On the other hand, Pugin and Barry’s behemoth is a building and a project that privileges the past. Its Gothic revivalism speaks of the mythology of Englishness: the Whig conception of history — the fiction of English destiny from King Alfred on, finally achieved in 1688 and given expression in Acts of Union — set in stone (as it happens, cheap stone, which is one of the reasons why it is falling down). Its undersized chambers and its faking of the accoutrements of an age of chivalry speak of a leisured, part-time politics; its red and green benches of a hierarchy in which the Upper House is untouched by democratic mandate. And, built in the middle decades of the Nineteenth Century, it epitomises an Imperial ideal that we now see through very different, more critical and more intellectually honest eyes.

More recently, it has come to symbolise something altogether more urgent: political failure. Its every stone and furnishing exudes an English exceptionalism that, as Brexit is demonstrating as it falls apart in front of our eyes, has no relevance to the modern world or to modern British society. The crumbling of Barry and Pugin’s edifice is quite a powerful metaphor for a British politics that has descended into corruption and sleaze, and where it has become increasingly clear that our colourful constitutional arrangements offer no defence against a Government with a Parliamentary majority that is determined to subvert democratic practice and principles. It’s not just that the mythology that the Parliament buildings seek to perpetuate is fake, based on a misreading of history; it is that its picturesque rituals have long been used to disguise the realities of power and of the denial of democratic constitutional agency.
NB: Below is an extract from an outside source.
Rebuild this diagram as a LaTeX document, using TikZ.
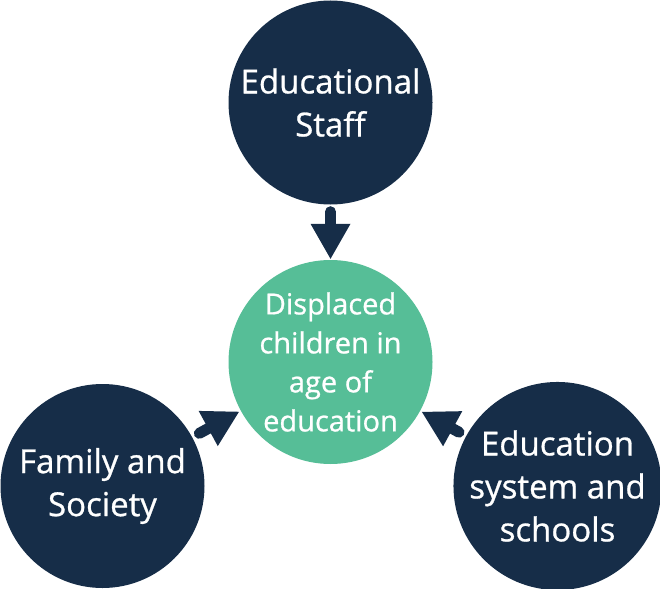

William Morris, in News from Nowhere, turned the Palace of Westminster into a manure store. Faced with the dishonesty and corruption of the Boris Johnson era, it’s difficult to deny that he had a point. But the answer, surely, is to turn it into a museum; one that, curated honestly and with historical context, tells a story of a political system and a political Union that, for all its delusions of imperial glory, ultimately failed when it proved itself unable to move beyond the post-Imperial fantasy of the buildings that housed it.

And perhaps we should use the commissioning of a new Parliament building to start confronting the questions that Westminster politics so studiously avoids — what sort of society and polity do we really want to be? Is the nineteenth-century post-Imperial concept of a United Kingdom sustainable any more? Are we really willing to accept an appointed Upper House, attended by the flummery of medieval nobility, and what does it tell us that this same House is often the last line of defence against populist legislation undermining rights introduced in the Lower House? Why do we need cramped and overcrowded Parliamentary chambers in which two parties confront one another, like a public school debating society, across a space designed to replicate the length of two swords’ blades — and in which debate is turned into a Pythonesque braying contest?

Relocating Parliament into a new home might just force the United Kingdom — England above all — to ask the questions that the crumbling splendour of Westminster has bamboozled us into avoiding.

We who live outside England — in nations where new Parliaments and new institutions have been part and parcel of the growth of more distinctive, more diverse, more democratic political cultures that are outgrowing the ethos of the Palace of Westminster and the Union it represents — know that Westminster politics is no longer fit for purpose. Perhaps the abandonment of that Palace of Westminster could be the catalyst that leads to real questions about how far the United Kingdom has been shaped by a delusional pseudo-history, and post-Imperial exceptionalism: questions about what this United Kingdom really is, and in what form, if at all, it survives.